* _INSTRUCTION_: Below is a listing to write out in full, exactly as given, without its pictures.

* _INFORMATION SHOWN_:
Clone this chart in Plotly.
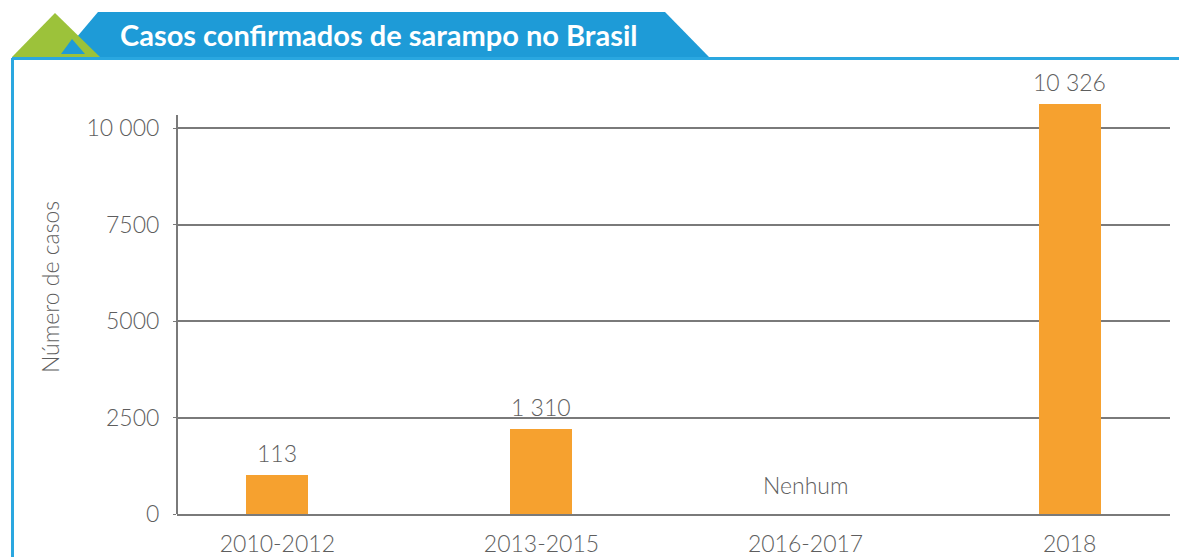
import plotly.graph_objects as go

# ---- data ----
categories = ["2010-2012", "2013-2015", "2016-2017", "2018"]
case_labels = ["113", "1 310", "Nenhum", "10 326"]          # printed values
drawn_heights = [1010, 2200, 0, 10620]                         # bar heights as drawn (not to scale)
tick_values = [0, 2500, 5000, 7500, 10000]
tick_labels = ["0", "2500", "5000", "7500", "10 000"]
axis_top_value = 10337                                         # where the drawn y axis line ends

# the page body has an 8px default margin: work in page pixels, shift into figure pixels
OFF = 8
PAGE_W, PAGE_H = 1187, 557
W, H = PAGE_W - OFF, PAGE_H - OFF
L, R, T, B = 177 - OFF, 1170 - OFF, 60 - OFF, 514 - OFF
Y_MAX = 11762


def px(x):
    return (x - OFF - L) / (R - L)


def py(y):
    return (B - (y - OFF)) / (B - T)


AX_FONT = dict(family="Lato", size=23, color="#5e5e5e", weight=300)
BLUE = "#1e9bd7"
GREEN = "#9cc23a"
ORANGE = "#f6a12f"
GRID = "#7a7a7a"

fig = go.Figure()
fig.add_trace(go.Bar(
    x=categories,
    y=drawn_heights,
    marker=dict(color=ORANGE, line=dict(width=0)),
    width=0.235,
    hoverinfo="skip",
))

annotations = []
for i, (h, lab) in enumerate(zip(drawn_heights, case_labels)):
    annotations.append(dict(
        x=i, y=h, xref="x", yref="y", text=lab, showarrow=False,
        yanchor="bottom", yshift=6 if h > 0 else 13,
        font=AX_FONT,
    ))

# title banner text
annotations.append(dict(
    x=px(379), y=py(35), xref="paper", yref="paper",
    text="<b>Casos confirmados de sarampo no Brasil</b>", showarrow=False,
    xanchor="center", yanchor="middle",
    font=dict(family="Lato", size=29, color="white", weight=700),
))


def path(pts):
    return "M " + " L ".join(f"{px(a)},{py(b)}" for a, b in pts) + " Z"


shapes = [
    # y axis line (ends a little above the top gridline)
    dict(type="line", xref="paper", yref="y", layer="above",
         x0=0, x1=0, y0=0, y1=axis_top_value,
         line=dict(color=GRID, width=2)),
    # banner
    dict(type="path", xref="paper", yref="paper", layer="above",
         path=path([(98, 12), (665, 12), (709, 57), (60, 57)]),
         fillcolor=BLUE, line=dict(width=0)),
    # green triangle
    dict(type="path", xref="paper", yref="paper", layer="above",
         path=path([(55, 13), (12, 57), (100, 57)]),
         fillcolor=GREEN, line=dict(width=0)),
    # inner blue triangle
    dict(type="path", xref="paper", yref="paper", layer="above",
         path=path([(72, 39), (61, 54), (85, 54)]),
         fillcolor=BLUE, line=dict(width=0)),
    # top frame line
    dict(type="line", xref="paper", yref="paper", layer="above",
         x0=px(12), x1=px(PAGE_W), y0=py(58.5), y1=py(58.5),
         line=dict(color="#2aa7e0", width=3)),
    # left frame line
    dict(type="line", xref="paper", yref="paper", layer="above",
         x0=px(12.5), x1=px(12.5), y0=py(58), y1=py(PAGE_H),
         line=dict(color="#2aa7e0", width=3)),
]

fig.update_layout(
    width=W, height=H,
    margin=dict(l=L, r=W - R, t=T, b=H - B, autoexpand=False),
    paper_bgcolor="white", plot_bgcolor="white",
    showlegend=False,
    bargap=0,
    annotations=annotations,
    shapes=shapes,
    xaxis=dict(
        type="category",
        range=[-0.38, 3.38],
        showgrid=False,
        showline=True, linecolor=GRID, linewidth=2,
        ticks="", tickfont=AX_FONT,
        ticklabelstandoff=8,
        zeroline=False,
        automargin=False,
        fixedrange=True,
    ),
    yaxis=dict(
        range=[0, Y_MAX],
        tickvals=tick_values, ticktext=tick_labels,
        showgrid=True, gridcolor=GRID, gridwidth=2,
        showline=False,
        ticks="outside", ticklen=3, tickcolor=GRID, tickwidth=1,
        ticklabelstandoff=9,
        tickfont=AX_FONT,
        zeroline=False,
        automargin=False,
        title=dict(text="Número de casos", font=AX_FONT, standoff=20),
        fixedrange=True,
    ),
)

fig.write_html("out.html")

* _REPLY TO THE TASK_:
Clone this chart in Plotly.
import plotly.graph_objects as go

# ---- data ----
categories = ["2010-2012", "2013-2015", "2016-2017", "2018"]
case_labels = ["113", "1 310", "Nenhum", "10 326"]          # printed values
drawn_heights = [1010, 2200, 0, 10620]                         # bar heights as drawn (not to scale)
tick_values = [0, 2500, 5000, 7500, 10000]
tick_labels = ["0", "2500", "5000", "7500", "10 000"]
axis_top_value = 10337                                         # where the drawn y axis line ends

# the page body has an 8px default margin: work in page pixels, shift into figure pixels
OFF = 8
PAGE_W, PAGE_H = 1187, 557
W, H = PAGE_W - OFF, PAGE_H - OFF
L, R, T, B = 177 - OFF, 1170 - OFF, 60 - OFF, 514 - OFF
Y_MAX = 11762


def px(x):
    return (x - OFF - L) / (R - L)


def py(y):
    return (B - (y - OFF)) / (B - T)


AX_FONT = dict(family="Lato", size=23, color="#5e5e5e", weight=300)
BLUE = "#1e9bd7"
GREEN = "#9cc23a"
ORANGE = "#f6a12f"
GRID = "#7a7a7a"

fig = go.Figure()
fig.add_trace(go.Bar(
    x=categories,
    y=drawn_heights,
    marker=dict(color=ORANGE, line=dict(width=0)),
    width=0.235,
    hoverinfo="skip",
))

annotations = []
for i, (h, lab) in enumerate(zip(drawn_heights, case_labels)):
    annotations.append(dict(
        x=i, y=h, xref="x", yref="y", text=lab, showarrow=False,
        yanchor="bottom", yshift=6 if h > 0 else 13,
        font=AX_FONT,
    ))

# title banner text
annotations.append(dict(
    x=px(379), y=py(35), xref="paper", yref="paper",
    text="<b>Casos confirmados de sarampo no Brasil</b>", showarrow=False,
    xanchor="center", yanchor="middle",
    font=dict(family="Lato", size=29, color="white", weight=700),
))


def path(pts):
    return "M " + " L ".join(f"{px(a)},{py(b)}" for a, b in pts) + " Z"


shapes = [
    # y axis line (ends a little above the top gridline)
    dict(type="line", xref="paper", yref="y", layer="above",
         x0=0, x1=0, y0=0, y1=axis_top_value,
         line=dict(color=GRID, width=2)),
    # banner
    dict(type="path", xref="paper", yref="paper", layer="above",
         path=path([(98, 12), (665, 12), (709, 57), (60, 57)]),
         fillcolor=BLUE, line=dict(width=0)),
    # green triangle
    dict(type="path", xref="paper", yref="paper", layer="above",
         path=path([(55, 13), (12, 57), (100, 57)]),
         fillcolor=GREEN, line=dict(width=0)),
    # inner blue triangle
    dict(type="path", xref="paper", yref="paper", layer="above",
         path=path([(72, 39), (61, 54), (85, 54)]),
         fillcolor=BLUE, line=dict(width=0)),
    # top frame line
    dict(type="line", xref="paper", yref="paper", layer="above",
         x0=px(12), x1=px(PAGE_W), y0=py(58.5), y1=py(58.5),
         line=dict(color="#2aa7e0", width=3)),
    # left frame line
    dict(type="line", xref="paper", yref="paper", layer="above",
         x0=px(12.5), x1=px(12.5), y0=py(58), y1=py(PAGE_H),
         line=dict(color="#2aa7e0", width=3)),
]

fig.update_layout(
    width=W, height=H,
    margin=dict(l=L, r=W - R, t=T, b=H - B, autoexpand=False),
    paper_bgcolor="white", plot_bgcolor="white",
    showlegend=False,
    bargap=0,
    annotations=annotations,
    shapes=shapes,
    xaxis=dict(
        type="category",
        range=[-0.38, 3.38],
        showgrid=False,
        showline=True, linecolor=GRID, linewidth=2,
        ticks="", tickfont=AX_FONT,
        ticklabelstandoff=8,
        zeroline=False,
        automargin=False,
        fixedrange=True,
    ),
    yaxis=dict(
        range=[0, Y_MAX],
        tickvals=tick_values, ticktext=tick_labels,
        showgrid=True, gridcolor=GRID, gridwidth=2,
        showline=False,
        ticks="outside", ticklen=3, tickcolor=GRID, tickwidth=1,
        ticklabelstandoff=9,
        tickfont=AX_FONT,
        zeroline=False,
        automargin=False,
        title=dict(text="Número de casos", font=AX_FONT, standoff=20),
        fixedrange=True,
    ),
)

fig.write_html("out.html")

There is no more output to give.